There are three vulnerabilities that, according to Microsoft, have been exploited in attacks before patches were made available.

One of them is CVE-2017-0149, a memory corruption vulnerability affecting Internet Explorer. The weakness allows an attacker to execute arbitrary code in the context of the current user by getting the target to access a specially crafted website or open a malicious email attachment.

Another zero-day is CVE-2017-0005, a privilege escalation vulnerability caused due to the way the Windows GDI component handles objects in memory. The flaw allows an authenticated attacker to run arbitrary code in kernel mode, Microsoft said.

The third zero-day has been described as an XML Core Services information disclosure vulnerability (CVE-2017-0022), which allows an attacker to test for the presence of files on the disk.

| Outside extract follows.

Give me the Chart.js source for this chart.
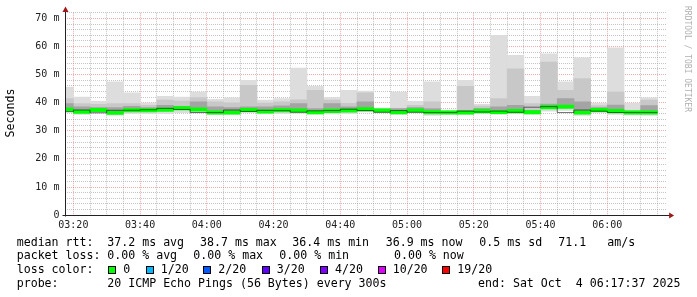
<!DOCTYPE html>
<html>
<head>
<meta charset="utf-8">
<script src="https://cdn.jsdelivr.net/npm/chart.js@4.4.1/dist/chart.umd.min.js"></script>
<style>
  html, body { margin: 0; padding: 0; background: #fff; }
  #wrap { position: relative; width: 697px; height: 297px; overflow: hidden; background: #fff; }
  #chart { position: absolute; left: 0; top: 0; }
  .leg { position: absolute; font-family: "DejaVu Sans Mono", monospace; font-size: 11.6px; line-height: 14px; color: #000; white-space: pre; }
  .box { position: absolute; width: 6px; height: 6px; border: 1px solid #000; }
</style>
</head>
<body>
<div id="wrap">
  <canvas id="chart" width="697" height="297"></canvas>
  <div id="legend"></div>
</div>
<script>
// 5 minute steps, end time of each step
const stepEnd = ['03:20','03:25','03:30','03:35','03:40','03:45','03:50','03:55','04:00',
  '04:05','04:10','04:15','04:20','04:25','04:30','04:35','04:40','04:45','04:50','04:55',
  '05:00','05:05','05:10','05:15','05:20','05:25','05:30','05:35','05:40','05:45','05:50',
  '05:55','06:00','06:05','06:10','06:15'];

// round trip times in ms (smoke = spread of the 20 pings)
const rttMax  = [45.6,42.0,40.5,47.4,43.5,40.0,42.3,42.0,43.8,41.2,41.7,48.0,40.9,41.5,52.3,45.8,41.8,44.4,
  44.1,38.1,43.8,40.5,47.4,37.2,48.0,39.4,64.0,56.9,42.3,57.4,47.4,56.0,39.9,59.5,39.9,41.7];
const rttHigh = [41.5,39.7,39.4,39.7,39.7,39.1,40.9,40.6,41.8,40.3,40.0,46.2,39.9,40.3,41.0,44.4,40.9,39.8,
  43.5,37.9,38.0,39.1,40.3,37.0,45.8,38.8,41.5,52.1,39.7,54.5,44.4,48.6,39.0,43.8,37.2,40.9];
const rttMid  = [39.7,38.5,38.3,38.3,38.7,38.3,39.1,38.7,40.3,38.5,38.3,38.5,38.5,38.9,39.7,37.9,39.7,38.5,
  40.3,37.6,37.9,38.3,37.9,36.9,37.3,38.0,38.5,39.1,37.3,39.5,41.5,40.3,38.3,39.2,37.0,39.0];
const rttMed  = [37.6,36.8,37.4,36.4,37.3,37.3,37.5,38.0,37.6,36.5,36.5,37.4,36.9,37.3,37.2,36.6,37.1,37.2,
  37.7,37.2,36.6,37.2,36.6,36.5,36.5,37.0,36.7,37.0,36.6,38.4,38.6,36.5,37.4,37.0,36.5,36.5];
const rttMin  = [36.7,35.8,36.4,35.6,36.1,36.1,36.1,36.5,36.4,35.8,35.8,36.5,36.1,36.1,36.2,35.9,36.0,36.1,
  36.7,36.5,35.8,36.4,35.5,35.9,35.8,36.2,35.8,36.2,35.9,37.0,37.3,35.5,36.5,35.8,35.6,35.5];

const xTickLabels = ['03:20','03:40','04:00','04:20','04:40','05:00','05:20','05:40','06:00'];
const yTickValues = [0,10,20,30,40,50,60,70];
const yTickLabels = ['0','10 m','20 m','30 m','40 m','50 m','60 m','70 m'];

const lossLabels = ['0','1/20','2/20','3/20','4/20','10/20','19/20'];
const lossColors = ['#00ff00','#00b8ff','#0059ff','#5e00ff','#7e00ff','#dd00ff','#ff0000'];

const toMin = s => { const p = s.split(':').map(Number); return p[0] * 60 + p[1]; };
const xEnd = stepEnd.map(toMin);
const tStart = toMin('03:17') + 37 / 60;
const tStop = toMin('06:17') + 37 / 60;

function floating(lo, hi) {
  return xEnd.map((t, i) => ({ x: t - 2.5, y: [lo[i], hi[i]] }));
}
const greenBand = xEnd.map((t, i) => ({ x: t - 2.5, y: [rttMed[i] - 0.6, rttMed[i] + 0.6] }));
const medLine = xEnd.map((t, i) => ({ x: t - 5, y: rttMed[i] }));
medLine.push({ x: xEnd[xEnd.length - 1], y: rttMed[rttMed.length - 1] });

const barOpts = { grouped: false, categoryPercentage: 1, barPercentage: 1, borderWidth: 0 };

// axes, arrows and side texts
const decor = {
  id: 'decor',
  afterDraw(chart) {
    const ctx = chart.ctx;
    const a = chart.chartArea;
    const ax = Math.round(a.left) + 0.5;
    const ay = Math.round(a.bottom) + 0.5;
    ctx.save();
    ctx.strokeStyle = '#222';
    ctx.lineWidth = 1;
    ctx.beginPath();
    ctx.moveTo(ax, ay + 1); ctx.lineTo(ax, a.top - 4);
    ctx.moveTo(ax - 3, ay); ctx.lineTo(a.right + 4, ay);
    ctx.stroke();
    ctx.fillStyle = '#a01818';
    ctx.beginPath();
    ctx.moveTo(ax, 6.5); ctx.lineTo(ax - 3, 12); ctx.lineTo(ax + 3, 12); ctx.closePath();
    ctx.fill();
    ctx.beginPath();
    ctx.moveTo(a.right + 8, ay); ctx.lineTo(a.right + 3, ay - 3); ctx.lineTo(a.right + 3, ay + 3); ctx.closePath();
    ctx.fill();

    ctx.fillStyle = '#000';
    ctx.font = '11.6px "DejaVu Sans Mono"';
    ctx.textAlign = 'center';
    ctx.textBaseline = 'middle';
    ctx.translate(10.5, 113);
    ctx.rotate(-Math.PI / 2);
    ctx.fillText('Seconds', 0, 0);
    ctx.restore();

    ctx.save();
    ctx.fillStyle = '#b0b0b0';
    ctx.font = '8px "DejaVu Sans Mono"';
    ctx.textAlign = 'center';
    ctx.textBaseline = 'middle';
    ctx.translate(687.5, 59);
    ctx.rotate(Math.PI / 2);
    ctx.fillText('RRDTOOL / TOBI OETIKER', 0, 0);
    ctx.restore();
  }
};

const gridColor = (major) => (c) => (c.tick && c.tick.value % major === 0) ? 'rgba(225,70,70,0.45)' : 'rgba(140,140,140,0.5)';

new Chart(document.getElementById('chart'), {
  type: 'bar',
  data: {
    datasets: [
      { type: 'line', data: medLine, stepped: 'after', borderColor: 'rgba(20,20,20,0.6)', borderWidth: 1, pointRadius: 0, fill: false },
      { data: greenBand, backgroundColor: '#00ff00', ...barOpts },
      { data: floating(rttMed, rttMid), backgroundColor: '#a4a4a4', ...barOpts },
      { data: floating(rttMed, rttHigh), backgroundColor: '#c8c8c8', ...barOpts },
      { data: floating(rttMin, rttMax), backgroundColor: '#dddddd', ...barOpts }
    ]
  },
  options: {
    responsive: false,
    animation: false,
    events: [],
    layout: { padding: { top: 12.8, right: 30.9, bottom: 0, left: 0 } },
    plugins: { legend: { display: false }, tooltip: { enabled: false } },
    scales: {
      x: {
        type: 'linear',
        offset: false,
        min: tStart,
        max: tStop,
        afterBuildTicks: (scale) => {
          const t = [];
          for (let m = 200; m < tStop; m += 5) t.push({ value: m });
          scale.ticks = t;
        },
        afterFit: (scale) => { scale.height = 81.9; },
        border: { display: false, dash: [1, 1] },
        grid: { offset: false, drawTicks: false, color: gridColor(20) },
        ticks: {
          autoSkip: false, maxRotation: 0, minRotation: 0, padding: 4,
          color: '#222',
          font: { family: 'DejaVu Sans Mono', size: 10 },
          callback: (v) => {
            const h = Math.floor(v / 60), m = v % 60;
            const s = String(h).padStart(2, '0') + ':' + String(m).padStart(2, '0');
            return xTickLabels.includes(s) ? s : '';
          }
        }
      },
      y: {
        min: 0,
        max: 72,
        afterBuildTicks: (scale) => {
          const t = [];
          for (let v = 0; v <= 72; v += 2) t.push({ value: v });
          scale.ticks = t;
        },
        afterFit: (scale) => { scale.width = 65.4; },
        border: { display: false, dash: [1, 1] },
        grid: { drawTicks: false, color: gridColor(10) },
        ticks: {
          autoSkip: false, padding: 6, color: '#222',
          font: { family: 'DejaVu Sans Mono', size: 10 },
          callback: (v) => { const i = yTickValues.indexOf(v); return i >= 0 ? yTickLabels[i] : ''; }
        }
      }
    }
  },
  plugins: [decor]
});

// text legend under the graph
const legendRows = [
  { y: 234.5, items: [[16.7, 'median rtt:'], [107.3, '37.2 ms avg'], [200, '38.7 ms max'], [292.3, '36.4 ms min'],
    [385.7, '36.9 ms now'], [479.3, '0.5 ms sd'], [558.3, '71.1'], [607.3, 'am/s']] },
  { y: 248.2, items: [[16.7, 'packet loss:'], [107.3, '0.00 % avg'], [193.3, '0.00 % max'], [279.3, '0.00 % min'], [394, '0.00 % now']] },
  { y: 262.0, items: [[16.7, 'loss color:']] },
  { y: 275.8, items: [[16.7, 'probe:'], [107.3, '20 ICMP Echo Pings (56 Bytes) every 300s'], [478, 'end: Sat Oct  4 06:17:37 2025']] }
];
const lossBoxX = [108.3, 145.7, 203.3, 261.7, 320, 377.7, 442.3];
const legend = document.getElementById('legend');
legendRows.forEach(row => {
  row.items.forEach(([x, txt]) => {
    const d = document.createElement('div');
    d.className = 'leg';
    d.style.left = x + 'px';
    d.style.top = row.y + 'px';
    d.textContent = txt;
    legend.appendChild(d);
  });
});
lossLabels.forEach((lab, i) => {
  const b = document.createElement('div');
  b.className = 'box';
  b.style.left = lossBoxX[i] + 'px';
  b.style.top = '265.5px';
  b.style.background = lossColors[i];
  legend.appendChild(b);
  const d = document.createElement('div');
  d.className = 'leg';
  d.style.left = (lossBoxX[i] + 15) + 'px';
  d.style.top = '262px';
  d.textContent = lab;
  legend.appendChild(d);
});
</script>
</body>
</html>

Microsoft has not shared any information on the attacks involving these zero-days, but security firms could provide more details in the upcoming days.

Adobe released security updates on Tuesday to address a total of eight vulnerabilities in Flash Player and Shockwave Player. One of the bulletins released by Microsoft addresses the Flash Player flaws in the libraries used by Internet Explorer and Edge.

Microsoft intends to stop publishing security bulletins and instead provide security update information on the new Security Update Guide website. However, in an effort to make the transition easier for customers, the company has published security bulletins as well this month.